PROBLEM DESCRIPTION> Skip pictures; extract every line from the one with "Convert this chart to D3.js code." through the one with "y = d3.scaleLinear().domain(opt.domain).range([413, opt.yTop]);", exactly as written.

EXERCISE MATERIAL>
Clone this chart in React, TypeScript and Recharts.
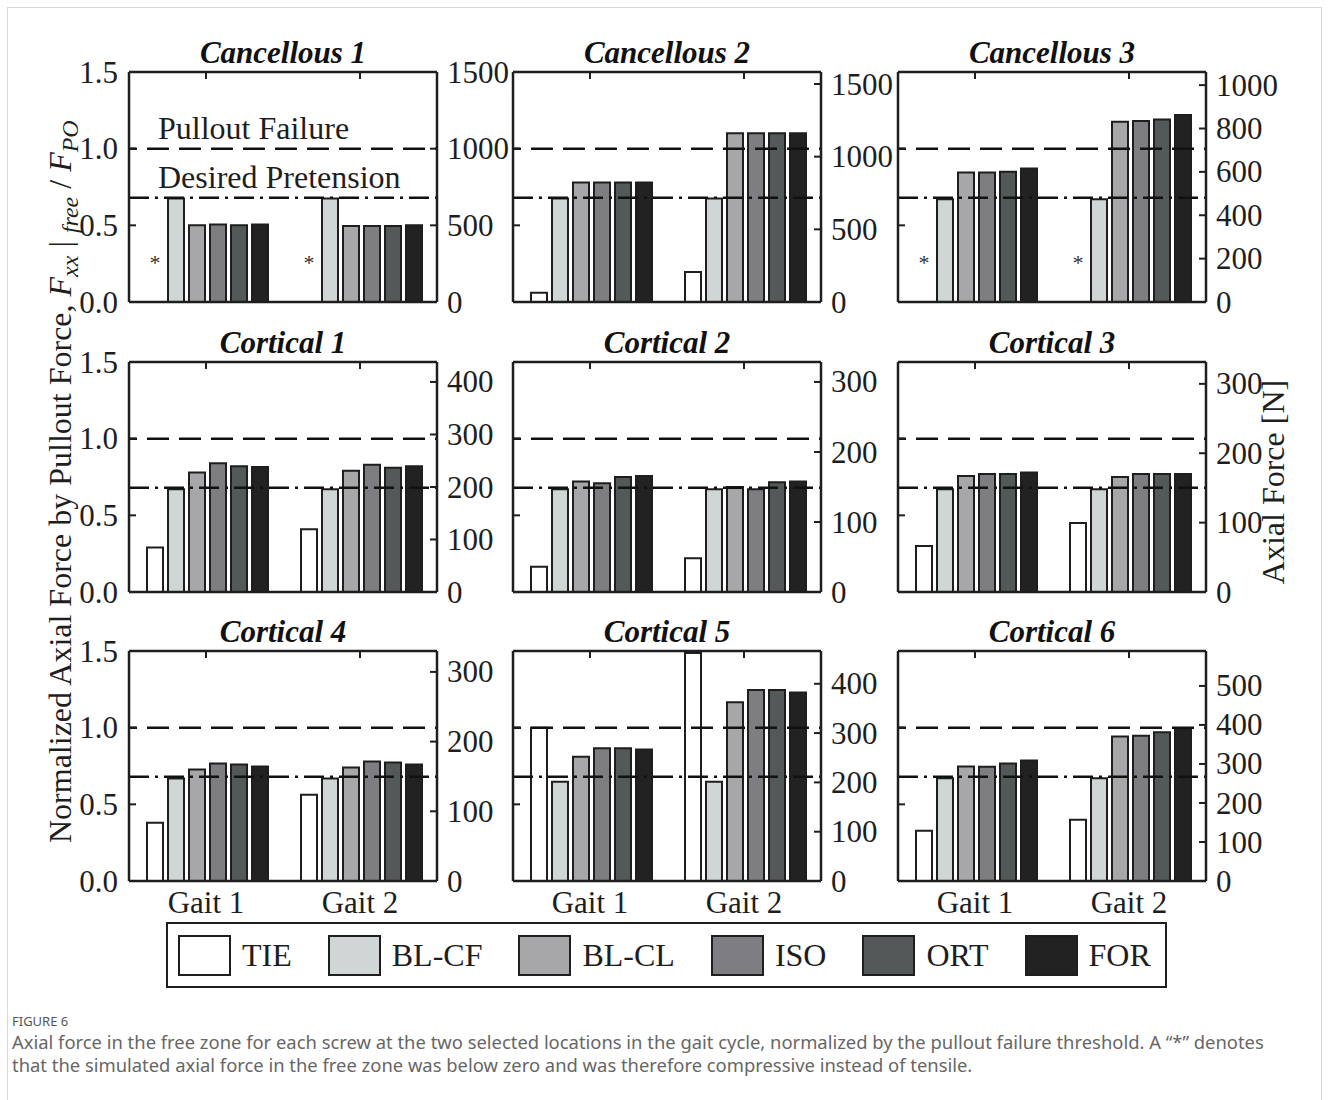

...

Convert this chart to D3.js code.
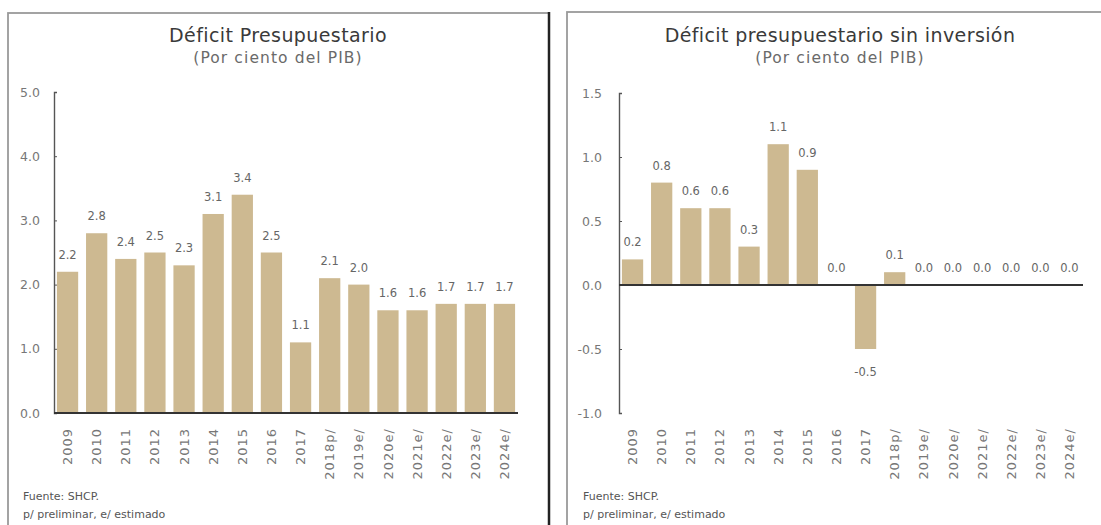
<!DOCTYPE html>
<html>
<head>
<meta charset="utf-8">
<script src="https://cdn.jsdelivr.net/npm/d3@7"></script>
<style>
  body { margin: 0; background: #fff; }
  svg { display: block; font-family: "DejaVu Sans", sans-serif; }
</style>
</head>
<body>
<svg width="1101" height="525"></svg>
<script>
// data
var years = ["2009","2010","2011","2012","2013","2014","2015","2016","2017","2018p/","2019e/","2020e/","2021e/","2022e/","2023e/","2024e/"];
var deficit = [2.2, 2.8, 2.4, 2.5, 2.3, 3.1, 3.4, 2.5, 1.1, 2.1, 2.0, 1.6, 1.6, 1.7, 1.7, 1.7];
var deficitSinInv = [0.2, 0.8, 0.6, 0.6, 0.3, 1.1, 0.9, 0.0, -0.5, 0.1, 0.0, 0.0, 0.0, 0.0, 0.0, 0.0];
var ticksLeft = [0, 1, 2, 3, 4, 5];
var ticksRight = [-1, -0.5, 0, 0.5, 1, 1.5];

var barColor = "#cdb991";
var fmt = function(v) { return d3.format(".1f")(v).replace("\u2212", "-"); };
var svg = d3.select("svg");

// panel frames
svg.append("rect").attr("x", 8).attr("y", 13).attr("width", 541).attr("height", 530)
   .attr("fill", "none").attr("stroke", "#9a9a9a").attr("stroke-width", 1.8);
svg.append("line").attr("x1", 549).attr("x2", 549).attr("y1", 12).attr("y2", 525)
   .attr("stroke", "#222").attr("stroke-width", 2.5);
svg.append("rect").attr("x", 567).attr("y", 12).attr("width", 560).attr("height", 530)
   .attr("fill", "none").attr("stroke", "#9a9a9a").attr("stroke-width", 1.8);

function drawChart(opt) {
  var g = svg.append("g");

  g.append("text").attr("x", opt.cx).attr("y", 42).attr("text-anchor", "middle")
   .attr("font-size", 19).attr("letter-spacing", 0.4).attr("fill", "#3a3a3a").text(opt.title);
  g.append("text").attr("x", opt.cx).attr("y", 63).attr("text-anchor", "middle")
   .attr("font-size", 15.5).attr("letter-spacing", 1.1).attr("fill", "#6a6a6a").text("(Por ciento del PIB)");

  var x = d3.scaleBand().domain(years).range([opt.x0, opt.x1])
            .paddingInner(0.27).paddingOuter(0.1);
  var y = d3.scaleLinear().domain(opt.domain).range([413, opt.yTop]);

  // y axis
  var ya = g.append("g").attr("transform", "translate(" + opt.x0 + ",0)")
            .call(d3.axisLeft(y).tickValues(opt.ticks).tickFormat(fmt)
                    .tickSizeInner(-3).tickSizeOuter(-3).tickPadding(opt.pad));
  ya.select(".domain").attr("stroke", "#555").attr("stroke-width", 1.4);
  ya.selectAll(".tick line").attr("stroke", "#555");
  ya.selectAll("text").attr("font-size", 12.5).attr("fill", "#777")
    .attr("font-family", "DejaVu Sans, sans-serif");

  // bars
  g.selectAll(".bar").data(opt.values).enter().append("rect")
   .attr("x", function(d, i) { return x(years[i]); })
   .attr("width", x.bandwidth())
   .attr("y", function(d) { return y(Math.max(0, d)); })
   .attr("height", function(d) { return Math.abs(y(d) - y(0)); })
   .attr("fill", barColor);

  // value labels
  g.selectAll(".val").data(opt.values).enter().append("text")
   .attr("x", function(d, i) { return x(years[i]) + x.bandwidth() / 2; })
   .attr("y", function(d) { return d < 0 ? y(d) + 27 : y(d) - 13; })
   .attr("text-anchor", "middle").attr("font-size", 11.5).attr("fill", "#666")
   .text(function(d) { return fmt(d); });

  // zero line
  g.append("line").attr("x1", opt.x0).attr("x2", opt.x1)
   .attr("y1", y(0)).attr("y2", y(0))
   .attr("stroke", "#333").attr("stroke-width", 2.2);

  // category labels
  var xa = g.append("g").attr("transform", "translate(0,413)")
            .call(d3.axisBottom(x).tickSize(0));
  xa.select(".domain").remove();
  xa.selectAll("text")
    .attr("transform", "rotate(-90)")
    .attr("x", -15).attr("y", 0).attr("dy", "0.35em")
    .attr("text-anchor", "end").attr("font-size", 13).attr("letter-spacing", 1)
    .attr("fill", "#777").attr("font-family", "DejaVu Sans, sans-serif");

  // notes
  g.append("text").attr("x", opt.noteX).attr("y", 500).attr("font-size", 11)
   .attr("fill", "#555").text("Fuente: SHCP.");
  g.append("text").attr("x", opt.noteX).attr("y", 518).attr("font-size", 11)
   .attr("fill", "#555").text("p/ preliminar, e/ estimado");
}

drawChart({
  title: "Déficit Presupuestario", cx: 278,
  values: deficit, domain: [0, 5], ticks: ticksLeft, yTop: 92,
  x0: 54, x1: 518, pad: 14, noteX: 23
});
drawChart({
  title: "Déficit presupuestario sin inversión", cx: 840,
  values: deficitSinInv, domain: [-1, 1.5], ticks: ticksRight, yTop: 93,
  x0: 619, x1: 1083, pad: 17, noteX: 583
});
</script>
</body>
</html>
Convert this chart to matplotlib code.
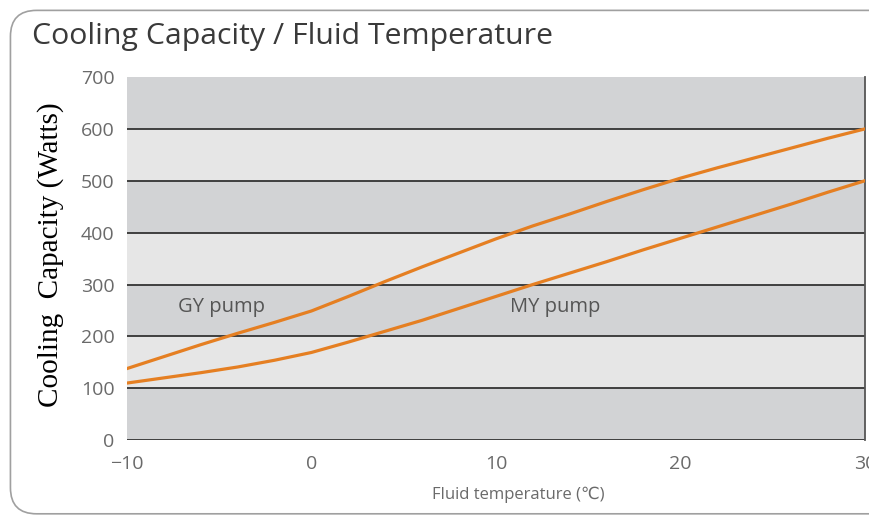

* * *

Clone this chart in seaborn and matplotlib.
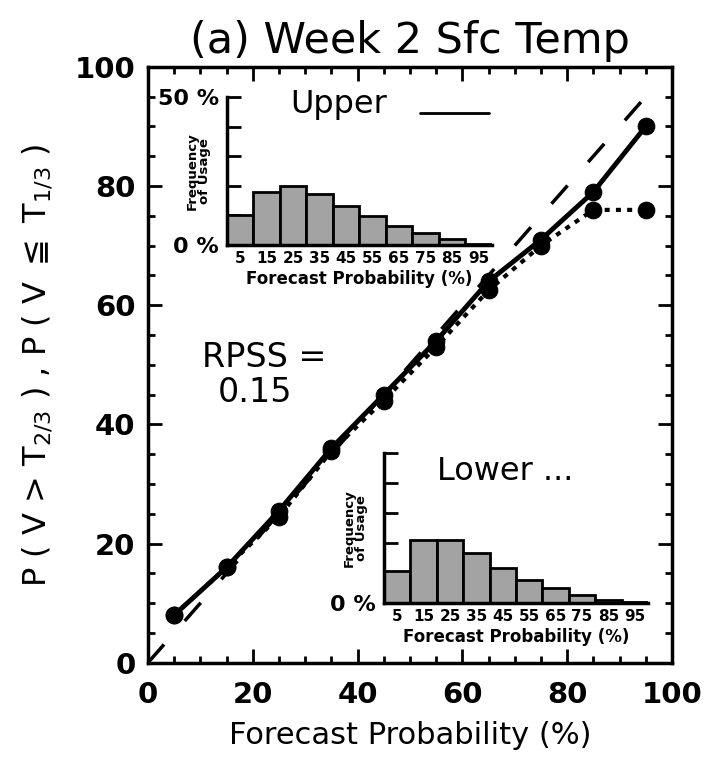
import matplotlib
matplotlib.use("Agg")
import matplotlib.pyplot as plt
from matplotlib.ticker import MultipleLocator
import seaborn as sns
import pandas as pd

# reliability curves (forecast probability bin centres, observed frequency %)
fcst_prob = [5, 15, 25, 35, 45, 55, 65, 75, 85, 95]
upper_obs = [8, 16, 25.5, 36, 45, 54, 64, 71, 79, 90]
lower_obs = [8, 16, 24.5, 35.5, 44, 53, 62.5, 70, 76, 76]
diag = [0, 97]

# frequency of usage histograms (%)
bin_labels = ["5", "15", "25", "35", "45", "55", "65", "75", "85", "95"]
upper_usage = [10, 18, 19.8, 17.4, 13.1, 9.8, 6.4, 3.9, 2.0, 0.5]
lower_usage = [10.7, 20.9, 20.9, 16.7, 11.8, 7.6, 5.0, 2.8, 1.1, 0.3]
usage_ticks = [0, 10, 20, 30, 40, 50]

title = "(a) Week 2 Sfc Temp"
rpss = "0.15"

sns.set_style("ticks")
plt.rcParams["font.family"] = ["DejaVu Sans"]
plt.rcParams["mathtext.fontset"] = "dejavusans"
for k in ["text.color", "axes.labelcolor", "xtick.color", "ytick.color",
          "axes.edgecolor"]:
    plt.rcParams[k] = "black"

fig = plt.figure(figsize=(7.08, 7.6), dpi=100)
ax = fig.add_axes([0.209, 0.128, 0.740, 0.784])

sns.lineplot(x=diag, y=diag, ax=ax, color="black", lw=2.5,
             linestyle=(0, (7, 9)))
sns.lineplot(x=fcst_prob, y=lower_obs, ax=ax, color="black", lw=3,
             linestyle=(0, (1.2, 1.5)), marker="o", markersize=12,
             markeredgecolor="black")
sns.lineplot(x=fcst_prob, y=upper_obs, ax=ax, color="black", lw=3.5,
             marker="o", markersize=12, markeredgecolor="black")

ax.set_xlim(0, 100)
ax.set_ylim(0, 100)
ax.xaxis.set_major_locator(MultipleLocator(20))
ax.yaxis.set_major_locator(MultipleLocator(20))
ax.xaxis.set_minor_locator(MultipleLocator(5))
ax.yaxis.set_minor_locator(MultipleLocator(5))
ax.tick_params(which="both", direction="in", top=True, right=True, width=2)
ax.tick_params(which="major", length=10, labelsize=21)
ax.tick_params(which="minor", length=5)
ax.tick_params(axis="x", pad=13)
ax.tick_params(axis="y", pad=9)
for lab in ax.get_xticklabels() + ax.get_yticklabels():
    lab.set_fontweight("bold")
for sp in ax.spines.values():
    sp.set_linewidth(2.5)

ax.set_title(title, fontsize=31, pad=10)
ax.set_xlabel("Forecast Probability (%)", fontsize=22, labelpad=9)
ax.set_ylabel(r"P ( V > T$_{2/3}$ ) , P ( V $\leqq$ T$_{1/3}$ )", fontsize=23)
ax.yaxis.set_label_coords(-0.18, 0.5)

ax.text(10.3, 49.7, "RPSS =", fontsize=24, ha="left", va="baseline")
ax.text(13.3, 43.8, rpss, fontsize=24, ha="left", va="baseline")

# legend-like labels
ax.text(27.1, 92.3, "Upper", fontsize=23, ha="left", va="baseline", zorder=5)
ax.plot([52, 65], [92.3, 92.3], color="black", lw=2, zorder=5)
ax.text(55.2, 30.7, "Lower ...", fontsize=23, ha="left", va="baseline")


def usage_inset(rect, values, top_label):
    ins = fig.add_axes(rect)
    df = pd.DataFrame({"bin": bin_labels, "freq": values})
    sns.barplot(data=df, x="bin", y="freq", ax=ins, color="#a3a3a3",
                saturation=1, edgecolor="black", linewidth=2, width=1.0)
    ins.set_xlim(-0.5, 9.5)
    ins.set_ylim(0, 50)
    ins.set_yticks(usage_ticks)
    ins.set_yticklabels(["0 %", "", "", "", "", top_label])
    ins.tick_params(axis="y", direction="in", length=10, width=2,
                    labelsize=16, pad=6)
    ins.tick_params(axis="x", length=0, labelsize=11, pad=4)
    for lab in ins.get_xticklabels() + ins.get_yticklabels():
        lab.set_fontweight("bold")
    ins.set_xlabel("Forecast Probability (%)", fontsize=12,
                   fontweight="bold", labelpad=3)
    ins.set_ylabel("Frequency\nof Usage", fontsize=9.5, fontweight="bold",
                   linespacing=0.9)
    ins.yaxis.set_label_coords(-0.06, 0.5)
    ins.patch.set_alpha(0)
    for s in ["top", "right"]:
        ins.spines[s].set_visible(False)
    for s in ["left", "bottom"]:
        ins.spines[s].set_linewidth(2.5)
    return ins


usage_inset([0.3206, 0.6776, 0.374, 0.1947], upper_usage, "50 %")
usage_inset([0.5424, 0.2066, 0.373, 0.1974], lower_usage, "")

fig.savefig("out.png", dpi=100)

FULL RESPONSE>
Convert this chart to D3.js code.
<!DOCTYPE html>
<html>
<head>
<meta charset="utf-8">
<script src="https://cdn.jsdelivr.net/npm/d3@7"></script>
<style>
  body { margin: 0; background: #fff; }
  svg { display: block; font-family: "DejaVu Sans", sans-serif; }
</style>
</head>
<body>
<svg width="1101" height="525"></svg>
<script>
// data
var years = ["2009","2010","2011","2012","2013","2014","2015","2016","2017","2018p/","2019e/","2020e/","2021e/","2022e/","2023e/","2024e/"];
var deficit = [2.2, 2.8, 2.4, 2.5, 2.3, 3.1, 3.4, 2.5, 1.1, 2.1, 2.0, 1.6, 1.6, 1.7, 1.7, 1.7];
var deficitSinInv = [0.2, 0.8, 0.6, 0.6, 0.3, 1.1, 0.9, 0.0, -0.5, 0.1, 0.0, 0.0, 0.0, 0.0, 0.0, 0.0];
var ticksLeft = [0, 1, 2, 3, 4, 5];
var ticksRight = [-1, -0.5, 0, 0.5, 1, 1.5];

var barColor = "#cdb991";
var fmt = function(v) { return d3.format(".1f")(v).replace("\u2212", "-"); };
var svg = d3.select("svg");

// panel frames
svg.append("rect").attr("x", 8).attr("y", 13).attr("width", 541).attr("height", 530)
   .attr("fill", "none").attr("stroke", "#9a9a9a").attr("stroke-width", 1.8);
svg.append("line").attr("x1", 549).attr("x2", 549).attr("y1", 12).attr("y2", 525)
   .attr("stroke", "#222").attr("stroke-width", 2.5);
svg.append("rect").attr("x", 567).attr("y", 12).attr("width", 560).attr("height", 530)
   .attr("fill", "none").attr("stroke", "#9a9a9a").attr("stroke-width", 1.8);

function drawChart(opt) {
  var g = svg.append("g");

  g.append("text").attr("x", opt.cx).attr("y", 42).attr("text-anchor", "middle")
   .attr("font-size", 19).attr("letter-spacing", 0.4).attr("fill", "#3a3a3a").text(opt.title);
  g.append("text").attr("x", opt.cx).attr("y", 63).attr("text-anchor", "middle")
   .attr("font-size", 15.5).attr("letter-spacing", 1.1).attr("fill", "#6a6a6a").text("(Por ciento del PIB)");

  var x = d3.scaleBand().domain(years).range([opt.x0, opt.x1])
            .paddingInner(0.27).paddingOuter(0.1);
  var y = d3.scaleLinear().domain(opt.domain).range([413, opt.yTop]);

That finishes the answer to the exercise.